OBJECTIVE: Quote the lines that run from the line containing "Emit a Python" down to the line containing "import plotly.graph_objects as go". Include both of those lines, reproduce each exactly, and omit everything else.

[Source code of charts]
● ● ● ● ●

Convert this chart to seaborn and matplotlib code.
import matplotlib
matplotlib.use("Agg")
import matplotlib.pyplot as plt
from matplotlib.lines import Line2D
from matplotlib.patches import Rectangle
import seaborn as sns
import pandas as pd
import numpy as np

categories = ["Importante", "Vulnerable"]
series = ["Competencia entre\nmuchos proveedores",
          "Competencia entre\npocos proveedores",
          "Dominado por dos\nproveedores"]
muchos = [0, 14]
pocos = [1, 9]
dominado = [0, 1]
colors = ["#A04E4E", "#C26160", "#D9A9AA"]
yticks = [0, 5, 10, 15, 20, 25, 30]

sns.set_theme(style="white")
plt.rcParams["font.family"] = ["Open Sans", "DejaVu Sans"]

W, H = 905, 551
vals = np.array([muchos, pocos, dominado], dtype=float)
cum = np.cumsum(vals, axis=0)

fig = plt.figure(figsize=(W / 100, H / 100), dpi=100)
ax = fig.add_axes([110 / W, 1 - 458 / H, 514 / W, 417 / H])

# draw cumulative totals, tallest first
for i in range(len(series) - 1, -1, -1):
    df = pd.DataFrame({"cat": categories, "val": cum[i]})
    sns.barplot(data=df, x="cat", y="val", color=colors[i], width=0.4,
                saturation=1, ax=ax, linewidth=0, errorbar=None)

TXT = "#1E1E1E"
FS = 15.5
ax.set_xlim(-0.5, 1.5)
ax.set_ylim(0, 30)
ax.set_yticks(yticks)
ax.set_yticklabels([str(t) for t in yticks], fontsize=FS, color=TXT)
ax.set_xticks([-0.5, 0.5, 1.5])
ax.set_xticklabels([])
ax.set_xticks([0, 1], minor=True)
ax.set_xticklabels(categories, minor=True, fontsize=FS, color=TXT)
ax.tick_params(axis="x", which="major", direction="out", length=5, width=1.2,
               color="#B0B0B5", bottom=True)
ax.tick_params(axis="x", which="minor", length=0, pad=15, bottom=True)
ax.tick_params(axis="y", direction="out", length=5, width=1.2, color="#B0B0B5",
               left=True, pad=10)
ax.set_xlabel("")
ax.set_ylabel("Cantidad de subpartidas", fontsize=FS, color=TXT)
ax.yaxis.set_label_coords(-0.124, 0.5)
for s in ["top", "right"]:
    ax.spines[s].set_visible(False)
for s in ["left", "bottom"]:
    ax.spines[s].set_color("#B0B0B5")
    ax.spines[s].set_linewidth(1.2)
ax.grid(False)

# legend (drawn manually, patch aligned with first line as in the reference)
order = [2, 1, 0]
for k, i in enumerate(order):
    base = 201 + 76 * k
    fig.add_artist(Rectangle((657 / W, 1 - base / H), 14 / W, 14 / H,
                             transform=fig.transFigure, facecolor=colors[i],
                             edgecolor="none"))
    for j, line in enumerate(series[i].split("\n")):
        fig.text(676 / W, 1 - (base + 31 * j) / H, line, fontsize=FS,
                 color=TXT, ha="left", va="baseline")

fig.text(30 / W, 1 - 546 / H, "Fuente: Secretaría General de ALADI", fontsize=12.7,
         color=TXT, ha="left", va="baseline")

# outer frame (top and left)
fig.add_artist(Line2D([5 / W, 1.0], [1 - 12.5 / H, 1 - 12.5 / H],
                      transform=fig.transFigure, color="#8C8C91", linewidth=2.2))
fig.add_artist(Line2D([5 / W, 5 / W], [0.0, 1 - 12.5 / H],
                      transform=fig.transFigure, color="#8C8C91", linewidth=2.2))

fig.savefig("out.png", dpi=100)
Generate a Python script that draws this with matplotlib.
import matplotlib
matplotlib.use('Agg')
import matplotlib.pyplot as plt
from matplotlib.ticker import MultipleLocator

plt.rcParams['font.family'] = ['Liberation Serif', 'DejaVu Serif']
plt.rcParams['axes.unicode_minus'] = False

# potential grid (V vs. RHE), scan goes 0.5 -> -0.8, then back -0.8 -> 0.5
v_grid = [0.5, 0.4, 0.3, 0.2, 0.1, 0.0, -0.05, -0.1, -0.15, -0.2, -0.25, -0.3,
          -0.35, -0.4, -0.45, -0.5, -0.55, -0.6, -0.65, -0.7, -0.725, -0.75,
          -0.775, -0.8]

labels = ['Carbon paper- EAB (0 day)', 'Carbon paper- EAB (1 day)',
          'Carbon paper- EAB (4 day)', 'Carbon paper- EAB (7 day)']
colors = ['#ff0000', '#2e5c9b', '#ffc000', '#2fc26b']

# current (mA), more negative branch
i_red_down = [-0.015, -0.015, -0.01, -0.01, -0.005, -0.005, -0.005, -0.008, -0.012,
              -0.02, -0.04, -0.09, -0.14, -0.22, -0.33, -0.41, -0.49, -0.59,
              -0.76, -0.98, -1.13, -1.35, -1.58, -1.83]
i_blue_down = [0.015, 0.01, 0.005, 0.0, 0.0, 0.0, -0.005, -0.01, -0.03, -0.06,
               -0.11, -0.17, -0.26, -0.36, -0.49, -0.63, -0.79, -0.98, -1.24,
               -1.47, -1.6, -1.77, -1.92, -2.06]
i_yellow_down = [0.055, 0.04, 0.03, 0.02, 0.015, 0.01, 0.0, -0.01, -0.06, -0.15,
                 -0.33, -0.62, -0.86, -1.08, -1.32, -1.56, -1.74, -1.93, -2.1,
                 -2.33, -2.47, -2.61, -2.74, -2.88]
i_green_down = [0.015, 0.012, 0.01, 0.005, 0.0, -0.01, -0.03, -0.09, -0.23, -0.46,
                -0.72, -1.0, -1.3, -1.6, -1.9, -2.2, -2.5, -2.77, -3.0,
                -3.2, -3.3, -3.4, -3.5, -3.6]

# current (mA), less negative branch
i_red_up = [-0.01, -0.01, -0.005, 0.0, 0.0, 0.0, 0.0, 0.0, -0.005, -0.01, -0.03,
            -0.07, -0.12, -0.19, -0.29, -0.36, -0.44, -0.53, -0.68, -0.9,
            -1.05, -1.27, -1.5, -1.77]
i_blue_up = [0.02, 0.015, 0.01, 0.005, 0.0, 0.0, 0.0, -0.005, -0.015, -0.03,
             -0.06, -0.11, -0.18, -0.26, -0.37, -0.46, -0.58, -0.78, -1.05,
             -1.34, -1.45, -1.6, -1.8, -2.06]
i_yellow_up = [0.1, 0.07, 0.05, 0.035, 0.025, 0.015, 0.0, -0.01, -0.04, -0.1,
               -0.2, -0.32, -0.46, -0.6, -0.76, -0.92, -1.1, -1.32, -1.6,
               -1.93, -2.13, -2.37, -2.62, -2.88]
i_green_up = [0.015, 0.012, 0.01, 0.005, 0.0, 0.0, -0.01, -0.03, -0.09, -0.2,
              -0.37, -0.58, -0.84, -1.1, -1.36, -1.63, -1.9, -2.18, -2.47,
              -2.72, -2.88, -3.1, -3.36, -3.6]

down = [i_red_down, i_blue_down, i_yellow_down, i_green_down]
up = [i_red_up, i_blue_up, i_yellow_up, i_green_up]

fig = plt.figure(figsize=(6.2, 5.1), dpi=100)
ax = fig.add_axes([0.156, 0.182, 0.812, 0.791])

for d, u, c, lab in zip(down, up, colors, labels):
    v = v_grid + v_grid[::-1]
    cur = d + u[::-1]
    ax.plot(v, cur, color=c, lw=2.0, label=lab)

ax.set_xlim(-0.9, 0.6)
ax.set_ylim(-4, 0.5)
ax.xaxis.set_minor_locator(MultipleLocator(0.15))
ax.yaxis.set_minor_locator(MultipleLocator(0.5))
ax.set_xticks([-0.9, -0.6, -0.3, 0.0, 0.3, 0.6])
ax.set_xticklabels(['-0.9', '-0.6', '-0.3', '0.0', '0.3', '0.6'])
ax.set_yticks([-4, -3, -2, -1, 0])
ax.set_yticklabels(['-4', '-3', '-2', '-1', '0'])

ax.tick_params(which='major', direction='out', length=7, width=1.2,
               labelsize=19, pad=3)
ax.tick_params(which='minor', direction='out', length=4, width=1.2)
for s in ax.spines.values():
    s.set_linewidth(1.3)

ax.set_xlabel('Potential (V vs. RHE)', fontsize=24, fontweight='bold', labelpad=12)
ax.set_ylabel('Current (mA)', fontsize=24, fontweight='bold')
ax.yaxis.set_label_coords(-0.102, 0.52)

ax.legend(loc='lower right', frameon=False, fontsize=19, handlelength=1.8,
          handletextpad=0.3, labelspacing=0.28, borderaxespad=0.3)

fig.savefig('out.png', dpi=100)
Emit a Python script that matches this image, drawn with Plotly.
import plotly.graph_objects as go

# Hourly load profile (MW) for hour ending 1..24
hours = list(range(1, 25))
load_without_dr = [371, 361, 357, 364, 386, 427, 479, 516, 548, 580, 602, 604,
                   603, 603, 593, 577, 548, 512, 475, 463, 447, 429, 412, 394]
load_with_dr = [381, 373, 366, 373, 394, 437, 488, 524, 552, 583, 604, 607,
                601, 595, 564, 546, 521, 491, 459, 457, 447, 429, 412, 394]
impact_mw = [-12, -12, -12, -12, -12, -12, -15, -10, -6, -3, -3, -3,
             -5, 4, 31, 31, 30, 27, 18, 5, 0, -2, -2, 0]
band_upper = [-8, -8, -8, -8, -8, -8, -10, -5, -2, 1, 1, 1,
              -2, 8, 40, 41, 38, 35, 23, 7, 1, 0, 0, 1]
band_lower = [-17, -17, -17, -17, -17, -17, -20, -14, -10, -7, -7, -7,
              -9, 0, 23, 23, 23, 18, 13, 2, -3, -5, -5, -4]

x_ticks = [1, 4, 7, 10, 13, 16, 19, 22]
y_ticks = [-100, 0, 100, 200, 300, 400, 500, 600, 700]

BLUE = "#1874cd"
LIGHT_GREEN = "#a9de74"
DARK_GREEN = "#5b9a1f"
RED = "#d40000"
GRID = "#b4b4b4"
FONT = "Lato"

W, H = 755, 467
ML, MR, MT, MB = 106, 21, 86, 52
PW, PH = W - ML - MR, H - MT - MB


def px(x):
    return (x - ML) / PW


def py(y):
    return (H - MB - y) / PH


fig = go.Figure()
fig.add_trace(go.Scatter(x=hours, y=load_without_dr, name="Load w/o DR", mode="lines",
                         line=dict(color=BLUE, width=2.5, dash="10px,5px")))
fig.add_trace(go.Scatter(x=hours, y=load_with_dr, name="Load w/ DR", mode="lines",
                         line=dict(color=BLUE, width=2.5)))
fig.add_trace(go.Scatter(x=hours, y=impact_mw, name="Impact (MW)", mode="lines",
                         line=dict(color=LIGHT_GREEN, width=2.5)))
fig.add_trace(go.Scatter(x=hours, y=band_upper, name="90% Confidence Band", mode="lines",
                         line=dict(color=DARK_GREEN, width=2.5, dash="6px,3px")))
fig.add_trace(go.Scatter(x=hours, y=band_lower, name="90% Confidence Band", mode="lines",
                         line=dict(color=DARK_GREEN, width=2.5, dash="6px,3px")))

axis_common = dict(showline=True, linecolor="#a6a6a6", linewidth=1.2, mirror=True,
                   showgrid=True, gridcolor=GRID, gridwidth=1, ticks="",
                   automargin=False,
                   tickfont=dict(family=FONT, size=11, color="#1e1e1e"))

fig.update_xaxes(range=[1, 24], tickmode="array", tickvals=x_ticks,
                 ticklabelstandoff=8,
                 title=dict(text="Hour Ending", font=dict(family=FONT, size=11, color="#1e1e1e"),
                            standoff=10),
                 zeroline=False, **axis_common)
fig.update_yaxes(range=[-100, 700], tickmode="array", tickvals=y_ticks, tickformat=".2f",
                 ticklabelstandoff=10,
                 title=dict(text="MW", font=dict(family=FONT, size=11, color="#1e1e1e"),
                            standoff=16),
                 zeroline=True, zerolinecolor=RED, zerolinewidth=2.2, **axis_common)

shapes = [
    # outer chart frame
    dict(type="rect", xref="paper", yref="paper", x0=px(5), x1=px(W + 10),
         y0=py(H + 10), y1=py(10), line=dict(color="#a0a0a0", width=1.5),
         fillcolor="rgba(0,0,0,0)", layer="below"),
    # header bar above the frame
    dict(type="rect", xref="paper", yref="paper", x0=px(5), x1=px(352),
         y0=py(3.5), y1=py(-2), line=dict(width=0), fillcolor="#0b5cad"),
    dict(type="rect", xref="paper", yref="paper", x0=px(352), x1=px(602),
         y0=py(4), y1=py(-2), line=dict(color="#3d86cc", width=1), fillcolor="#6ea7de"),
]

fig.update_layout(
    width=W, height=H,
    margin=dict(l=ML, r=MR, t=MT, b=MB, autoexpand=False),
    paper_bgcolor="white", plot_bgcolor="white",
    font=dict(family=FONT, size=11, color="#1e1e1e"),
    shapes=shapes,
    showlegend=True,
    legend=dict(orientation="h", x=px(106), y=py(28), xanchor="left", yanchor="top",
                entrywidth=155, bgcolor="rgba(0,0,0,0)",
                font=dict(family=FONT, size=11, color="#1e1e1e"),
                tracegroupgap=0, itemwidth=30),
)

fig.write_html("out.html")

● ● ● ● ●

TASK OUTPUT:
Emit a Python script that matches this image, drawn with Plotly.
import plotly.graph_objects as go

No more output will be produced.